El silogismo (simplista, manipulador y erróneo a todas luces) es el siguiente: un sistema capitalista liberal, pretende garantizar las libertades individuales; el individuo siempre busca su placer inmediato, de una forma egoísta, ya que hay una sola naturaleza humana, y esta es pérfida, retorcida, y necesita ser domesticada y reconducida (¿y por quién, pregunto yo, si todos somos tan egoístas?).

Por lo tanto, un sistema capitalista liberal, es egoísta. Los Estados Unidos, y todas las naciones que siguen su modelo (y que, curiosamente, han alcanzado unos niveles de bienestar, prosperidad, seguridad, libertad y estabilidad política sin precedentes en la Historia de la Humanidad -¡qué casualidad!-) son, pues, egoístas.

Abrazan una ideología y un sistema de Gobierno que si garantiza algo, según ellos, es la ceguera ante los problemas de un colectivo u otro. De la sociedad. Del mundo. Del mundo depauperado y esclavizado. Del mundo socialista. (Los dos últimos son casi equivalentes).

¿Dónde está el fallo en semejante razonamiento? En el desprecio a la persona. En su consideración como una malhadada pieza de un engranaje que debe funcionar perfectamente, para beneficio de ese ente abstracto, esa máquina descomunal que es la colectividad.

En la concepción del ciudadano como una célula más, infinitamente falible y estúpida, de un grandioso organismo perfecto, de modo que su existencia, por sí mismo, no tiene sentido. En la admiración al hormiguero. En la idea de que el individuo, si no se enmiendan sus errores innatos, su pecado original, se descarriará indefectiblemente.

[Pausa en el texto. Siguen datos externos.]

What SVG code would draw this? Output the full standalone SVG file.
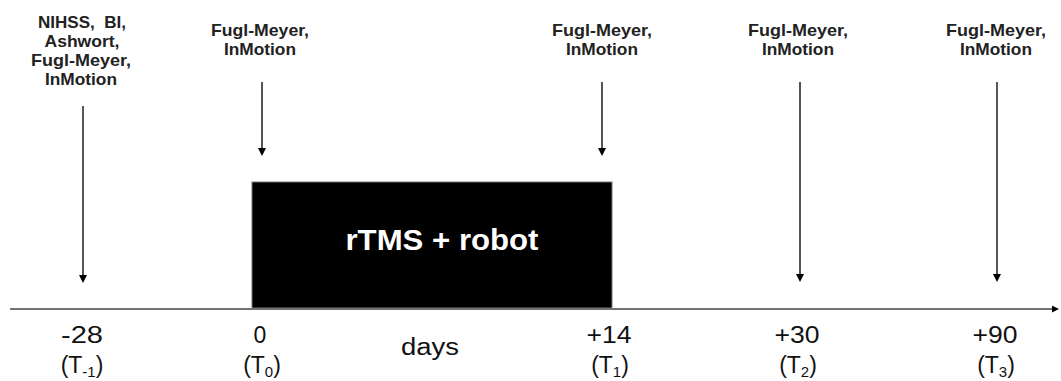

En el absurdo camino hacia la abolición de toda propiedad privada, no puede quedar rastro de la propiedad más privada de todas: la libertad de pensamiento y de acción de una persona.

La diferencia esencial entre una idea como esta, y las que plantea el liberalismo, es que, en una democracia capitalista liberal, los ciudadanos tienen derecho a equivocarse. Incluso a repudiar al sistema que les garantiza ese derecho, algo que vemos casi constantemente.

¿Quién tiene la autoridad para obligar a nadie a ser generoso, aún de un modo indirecto (léase, a base de impuestos desmedidos, con la excusa de la persecución del bien común)?
La generosidad es un derecho. Exactamente igual que el egoísmo. Usted elige. Libremente.